* **ENTRIES PROVIDED**
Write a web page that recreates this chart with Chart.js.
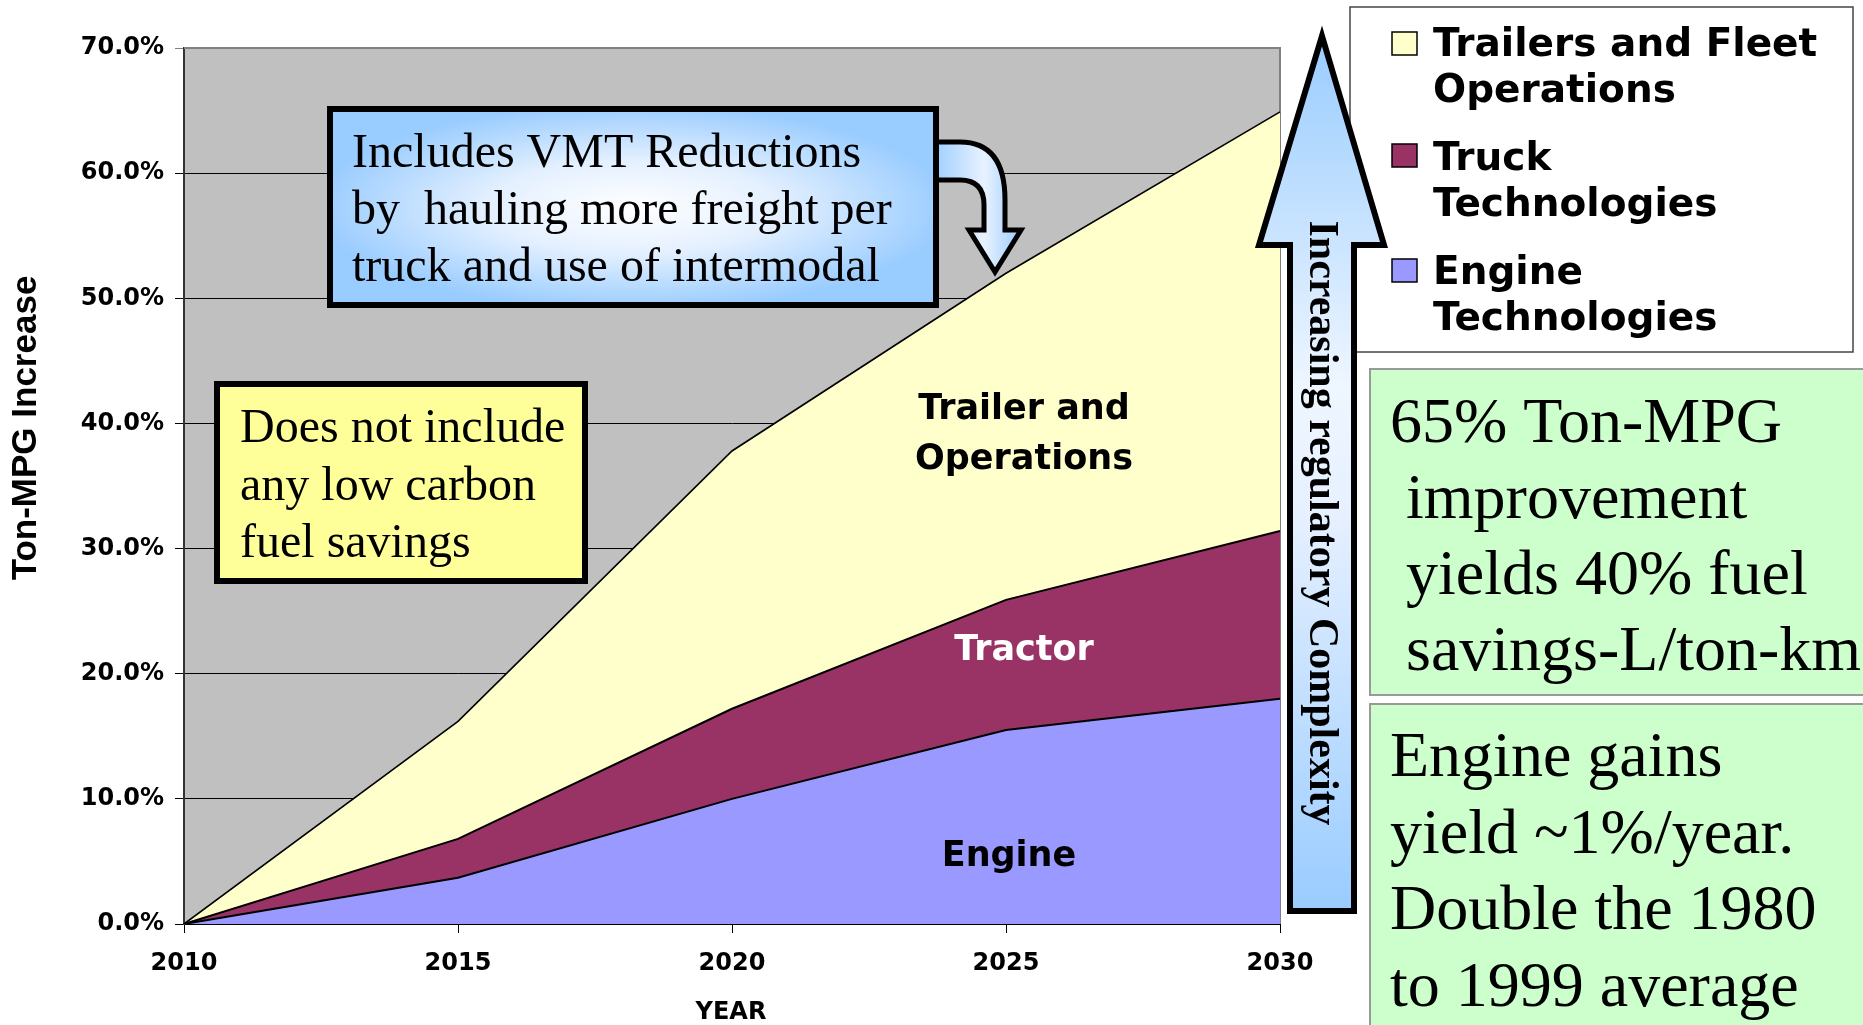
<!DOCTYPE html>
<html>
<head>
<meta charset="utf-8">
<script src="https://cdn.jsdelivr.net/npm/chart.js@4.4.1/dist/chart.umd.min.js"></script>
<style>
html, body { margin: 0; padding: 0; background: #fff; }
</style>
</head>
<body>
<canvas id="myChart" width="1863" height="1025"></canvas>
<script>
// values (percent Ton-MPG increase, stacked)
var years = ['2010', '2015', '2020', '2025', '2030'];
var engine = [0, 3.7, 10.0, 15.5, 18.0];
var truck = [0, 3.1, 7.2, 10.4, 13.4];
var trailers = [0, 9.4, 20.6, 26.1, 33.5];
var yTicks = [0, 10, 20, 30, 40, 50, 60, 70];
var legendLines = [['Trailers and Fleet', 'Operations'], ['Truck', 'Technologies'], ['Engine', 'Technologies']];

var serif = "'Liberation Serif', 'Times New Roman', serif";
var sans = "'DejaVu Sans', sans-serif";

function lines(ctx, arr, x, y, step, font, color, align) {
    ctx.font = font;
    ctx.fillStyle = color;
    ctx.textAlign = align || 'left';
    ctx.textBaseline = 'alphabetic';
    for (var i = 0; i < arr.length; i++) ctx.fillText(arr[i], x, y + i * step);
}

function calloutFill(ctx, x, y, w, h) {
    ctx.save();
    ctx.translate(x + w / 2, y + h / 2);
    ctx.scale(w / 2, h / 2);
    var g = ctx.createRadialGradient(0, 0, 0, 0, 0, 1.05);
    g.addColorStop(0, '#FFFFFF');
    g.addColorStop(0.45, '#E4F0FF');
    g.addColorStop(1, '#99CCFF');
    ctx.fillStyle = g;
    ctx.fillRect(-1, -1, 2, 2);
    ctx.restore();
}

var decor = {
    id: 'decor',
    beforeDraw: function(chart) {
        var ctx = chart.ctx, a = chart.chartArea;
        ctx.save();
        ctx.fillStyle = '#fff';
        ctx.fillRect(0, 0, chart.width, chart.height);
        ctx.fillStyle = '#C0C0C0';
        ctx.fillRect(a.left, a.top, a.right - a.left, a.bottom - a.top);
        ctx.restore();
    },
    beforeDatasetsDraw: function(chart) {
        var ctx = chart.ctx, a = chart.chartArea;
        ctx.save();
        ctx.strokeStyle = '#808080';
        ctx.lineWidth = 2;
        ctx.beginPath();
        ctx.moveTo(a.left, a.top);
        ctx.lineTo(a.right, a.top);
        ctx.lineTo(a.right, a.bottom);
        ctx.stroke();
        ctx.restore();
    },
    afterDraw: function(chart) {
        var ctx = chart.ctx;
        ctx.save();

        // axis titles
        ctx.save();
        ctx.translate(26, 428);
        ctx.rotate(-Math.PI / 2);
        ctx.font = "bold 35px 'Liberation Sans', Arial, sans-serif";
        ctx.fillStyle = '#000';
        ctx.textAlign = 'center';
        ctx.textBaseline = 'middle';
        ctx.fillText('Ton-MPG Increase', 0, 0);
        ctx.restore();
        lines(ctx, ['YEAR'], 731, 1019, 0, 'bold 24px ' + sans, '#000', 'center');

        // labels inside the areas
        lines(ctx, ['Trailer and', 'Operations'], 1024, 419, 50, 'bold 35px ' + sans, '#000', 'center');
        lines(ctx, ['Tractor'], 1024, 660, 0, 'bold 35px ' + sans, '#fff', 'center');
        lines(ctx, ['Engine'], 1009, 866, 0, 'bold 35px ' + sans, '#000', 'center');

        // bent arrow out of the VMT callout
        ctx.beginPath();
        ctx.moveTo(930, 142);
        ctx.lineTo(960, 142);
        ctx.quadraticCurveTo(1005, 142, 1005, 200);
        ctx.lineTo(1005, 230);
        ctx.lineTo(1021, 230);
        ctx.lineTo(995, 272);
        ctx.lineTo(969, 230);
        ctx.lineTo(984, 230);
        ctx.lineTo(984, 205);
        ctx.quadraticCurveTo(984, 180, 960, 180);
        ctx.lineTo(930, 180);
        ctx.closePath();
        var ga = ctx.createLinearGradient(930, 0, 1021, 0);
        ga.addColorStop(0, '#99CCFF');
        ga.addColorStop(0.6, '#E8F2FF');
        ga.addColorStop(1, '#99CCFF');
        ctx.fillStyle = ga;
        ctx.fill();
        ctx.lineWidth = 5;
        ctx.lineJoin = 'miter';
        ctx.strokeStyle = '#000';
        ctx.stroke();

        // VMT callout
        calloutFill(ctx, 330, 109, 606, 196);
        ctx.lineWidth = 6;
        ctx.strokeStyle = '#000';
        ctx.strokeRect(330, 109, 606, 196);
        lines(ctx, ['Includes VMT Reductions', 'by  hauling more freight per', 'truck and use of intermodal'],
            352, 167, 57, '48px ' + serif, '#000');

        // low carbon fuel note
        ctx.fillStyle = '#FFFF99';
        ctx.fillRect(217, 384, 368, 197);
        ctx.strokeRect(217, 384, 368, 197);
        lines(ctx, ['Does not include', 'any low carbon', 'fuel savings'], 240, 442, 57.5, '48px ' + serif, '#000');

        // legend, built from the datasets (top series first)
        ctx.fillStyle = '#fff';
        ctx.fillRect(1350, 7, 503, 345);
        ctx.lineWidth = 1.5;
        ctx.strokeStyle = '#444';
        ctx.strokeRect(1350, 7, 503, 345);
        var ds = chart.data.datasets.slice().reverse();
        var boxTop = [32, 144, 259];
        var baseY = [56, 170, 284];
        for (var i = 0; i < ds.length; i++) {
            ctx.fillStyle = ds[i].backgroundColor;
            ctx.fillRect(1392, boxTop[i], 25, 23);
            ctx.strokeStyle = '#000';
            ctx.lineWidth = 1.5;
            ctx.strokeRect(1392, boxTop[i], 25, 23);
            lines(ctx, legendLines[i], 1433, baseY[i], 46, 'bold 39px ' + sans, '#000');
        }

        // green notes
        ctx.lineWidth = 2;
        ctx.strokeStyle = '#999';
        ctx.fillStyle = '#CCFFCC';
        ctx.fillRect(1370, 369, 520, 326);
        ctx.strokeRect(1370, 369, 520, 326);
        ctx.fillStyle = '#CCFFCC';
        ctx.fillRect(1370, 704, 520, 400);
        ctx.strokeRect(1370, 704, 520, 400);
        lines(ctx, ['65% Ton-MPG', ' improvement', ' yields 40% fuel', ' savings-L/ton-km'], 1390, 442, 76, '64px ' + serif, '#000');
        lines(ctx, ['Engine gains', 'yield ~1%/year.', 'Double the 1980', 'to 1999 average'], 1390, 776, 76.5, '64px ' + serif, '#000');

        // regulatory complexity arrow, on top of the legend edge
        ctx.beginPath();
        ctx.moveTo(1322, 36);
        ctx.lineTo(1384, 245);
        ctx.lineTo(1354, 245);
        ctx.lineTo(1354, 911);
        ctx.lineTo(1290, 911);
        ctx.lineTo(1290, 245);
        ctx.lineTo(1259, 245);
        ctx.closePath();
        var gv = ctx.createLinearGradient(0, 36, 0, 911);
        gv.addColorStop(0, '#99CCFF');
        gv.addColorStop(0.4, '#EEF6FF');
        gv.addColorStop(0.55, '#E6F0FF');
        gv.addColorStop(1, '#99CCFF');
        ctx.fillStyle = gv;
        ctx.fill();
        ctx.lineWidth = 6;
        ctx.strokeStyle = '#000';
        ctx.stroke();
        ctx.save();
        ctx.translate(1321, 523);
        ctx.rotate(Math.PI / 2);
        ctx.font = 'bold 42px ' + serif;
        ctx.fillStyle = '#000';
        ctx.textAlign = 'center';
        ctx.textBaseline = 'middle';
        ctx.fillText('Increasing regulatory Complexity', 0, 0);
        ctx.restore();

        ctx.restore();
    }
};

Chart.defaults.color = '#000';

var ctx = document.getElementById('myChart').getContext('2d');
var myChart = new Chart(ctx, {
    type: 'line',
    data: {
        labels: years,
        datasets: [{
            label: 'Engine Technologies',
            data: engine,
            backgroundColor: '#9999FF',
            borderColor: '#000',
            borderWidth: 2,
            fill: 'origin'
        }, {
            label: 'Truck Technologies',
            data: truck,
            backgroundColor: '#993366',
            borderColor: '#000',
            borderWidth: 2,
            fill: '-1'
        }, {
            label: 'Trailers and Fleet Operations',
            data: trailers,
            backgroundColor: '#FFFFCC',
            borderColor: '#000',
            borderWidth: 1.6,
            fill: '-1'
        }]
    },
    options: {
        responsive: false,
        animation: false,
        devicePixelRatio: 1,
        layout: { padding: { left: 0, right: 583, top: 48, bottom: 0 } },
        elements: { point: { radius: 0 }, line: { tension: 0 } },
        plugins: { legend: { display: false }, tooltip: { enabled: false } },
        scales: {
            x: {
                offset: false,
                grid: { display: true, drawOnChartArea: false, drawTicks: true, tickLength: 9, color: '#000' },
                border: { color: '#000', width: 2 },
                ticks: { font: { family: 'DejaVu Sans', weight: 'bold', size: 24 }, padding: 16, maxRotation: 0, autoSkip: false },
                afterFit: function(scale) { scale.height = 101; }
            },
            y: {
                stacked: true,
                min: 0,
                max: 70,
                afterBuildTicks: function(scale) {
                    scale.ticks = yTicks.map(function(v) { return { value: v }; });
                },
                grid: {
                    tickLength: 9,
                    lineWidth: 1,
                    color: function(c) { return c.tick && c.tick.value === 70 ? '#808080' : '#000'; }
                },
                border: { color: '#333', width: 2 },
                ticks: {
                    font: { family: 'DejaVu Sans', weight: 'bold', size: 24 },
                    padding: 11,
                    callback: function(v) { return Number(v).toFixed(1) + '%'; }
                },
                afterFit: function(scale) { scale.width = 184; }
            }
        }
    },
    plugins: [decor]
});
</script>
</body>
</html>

==

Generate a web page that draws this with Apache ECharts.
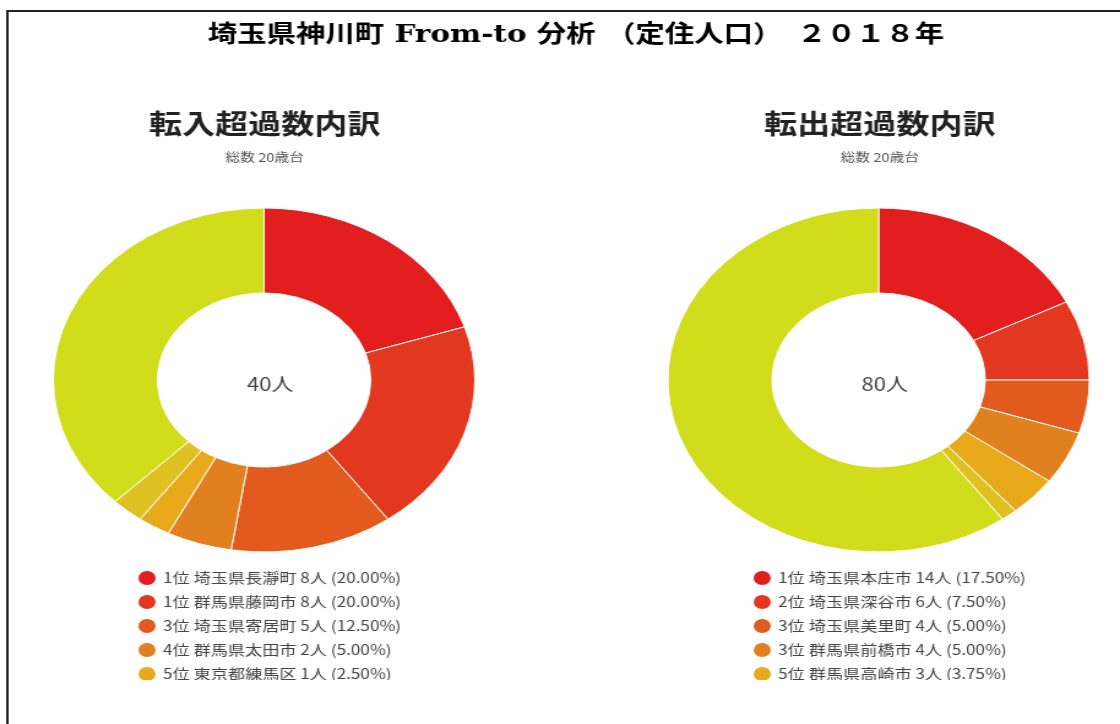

==

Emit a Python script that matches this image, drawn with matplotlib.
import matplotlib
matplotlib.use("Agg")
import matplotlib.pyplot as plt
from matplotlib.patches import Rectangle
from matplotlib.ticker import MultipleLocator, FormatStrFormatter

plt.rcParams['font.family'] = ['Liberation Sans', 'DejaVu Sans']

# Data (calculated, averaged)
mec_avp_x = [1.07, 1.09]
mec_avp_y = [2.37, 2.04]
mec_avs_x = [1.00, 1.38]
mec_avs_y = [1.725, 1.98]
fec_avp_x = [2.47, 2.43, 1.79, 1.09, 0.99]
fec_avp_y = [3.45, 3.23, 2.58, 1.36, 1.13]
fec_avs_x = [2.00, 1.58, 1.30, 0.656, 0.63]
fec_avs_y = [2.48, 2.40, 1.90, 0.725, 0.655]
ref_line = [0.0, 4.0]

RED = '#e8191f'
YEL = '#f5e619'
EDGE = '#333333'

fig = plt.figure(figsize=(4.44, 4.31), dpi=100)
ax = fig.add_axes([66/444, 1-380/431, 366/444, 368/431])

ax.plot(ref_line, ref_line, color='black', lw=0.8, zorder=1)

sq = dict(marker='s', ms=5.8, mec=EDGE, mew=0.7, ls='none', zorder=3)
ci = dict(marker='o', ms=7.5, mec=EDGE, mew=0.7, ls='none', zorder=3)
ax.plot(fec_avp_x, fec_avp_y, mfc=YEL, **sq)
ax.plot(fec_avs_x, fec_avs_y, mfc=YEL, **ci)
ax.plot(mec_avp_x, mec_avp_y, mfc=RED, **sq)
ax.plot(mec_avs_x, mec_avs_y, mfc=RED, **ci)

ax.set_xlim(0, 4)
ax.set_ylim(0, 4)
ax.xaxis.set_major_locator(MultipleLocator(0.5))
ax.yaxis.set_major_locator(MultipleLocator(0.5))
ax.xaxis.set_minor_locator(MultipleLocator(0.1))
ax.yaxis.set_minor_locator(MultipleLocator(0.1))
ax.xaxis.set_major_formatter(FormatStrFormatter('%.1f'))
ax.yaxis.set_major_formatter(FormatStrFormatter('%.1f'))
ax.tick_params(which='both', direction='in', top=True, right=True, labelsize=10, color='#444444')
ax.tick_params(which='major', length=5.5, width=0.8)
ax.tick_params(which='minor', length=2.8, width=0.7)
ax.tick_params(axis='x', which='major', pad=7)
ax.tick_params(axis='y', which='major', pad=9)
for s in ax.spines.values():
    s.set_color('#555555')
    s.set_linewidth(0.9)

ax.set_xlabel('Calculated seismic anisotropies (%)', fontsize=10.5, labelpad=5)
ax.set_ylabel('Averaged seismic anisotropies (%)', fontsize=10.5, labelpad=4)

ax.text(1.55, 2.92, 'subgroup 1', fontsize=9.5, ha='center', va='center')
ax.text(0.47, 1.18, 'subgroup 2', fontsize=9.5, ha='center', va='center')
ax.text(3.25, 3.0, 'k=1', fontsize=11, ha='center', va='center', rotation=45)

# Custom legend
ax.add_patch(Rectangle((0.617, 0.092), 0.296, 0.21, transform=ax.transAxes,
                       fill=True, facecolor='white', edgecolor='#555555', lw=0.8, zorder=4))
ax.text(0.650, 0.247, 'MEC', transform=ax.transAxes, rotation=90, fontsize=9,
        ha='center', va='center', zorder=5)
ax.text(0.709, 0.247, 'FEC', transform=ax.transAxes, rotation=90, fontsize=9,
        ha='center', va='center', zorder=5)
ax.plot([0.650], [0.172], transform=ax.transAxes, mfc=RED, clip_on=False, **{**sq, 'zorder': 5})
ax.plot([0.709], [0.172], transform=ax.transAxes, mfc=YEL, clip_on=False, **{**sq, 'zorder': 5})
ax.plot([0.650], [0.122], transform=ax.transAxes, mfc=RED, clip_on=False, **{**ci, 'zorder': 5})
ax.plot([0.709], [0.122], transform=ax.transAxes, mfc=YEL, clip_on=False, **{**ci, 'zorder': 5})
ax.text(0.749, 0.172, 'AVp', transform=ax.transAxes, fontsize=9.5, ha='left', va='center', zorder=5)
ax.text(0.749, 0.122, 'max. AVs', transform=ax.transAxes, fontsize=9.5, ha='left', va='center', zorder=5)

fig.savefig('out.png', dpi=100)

* **EXERCISE DESCRIPTION**
In the records above, find each line holding "that" and copy it.

* **SOLUTION TO THE PROBLEM**
Write a web page that recreates this chart with Chart.js.
Generate a web page that draws this with Apache ECharts.
Emit a Python script that matches this image, drawn with matplotlib.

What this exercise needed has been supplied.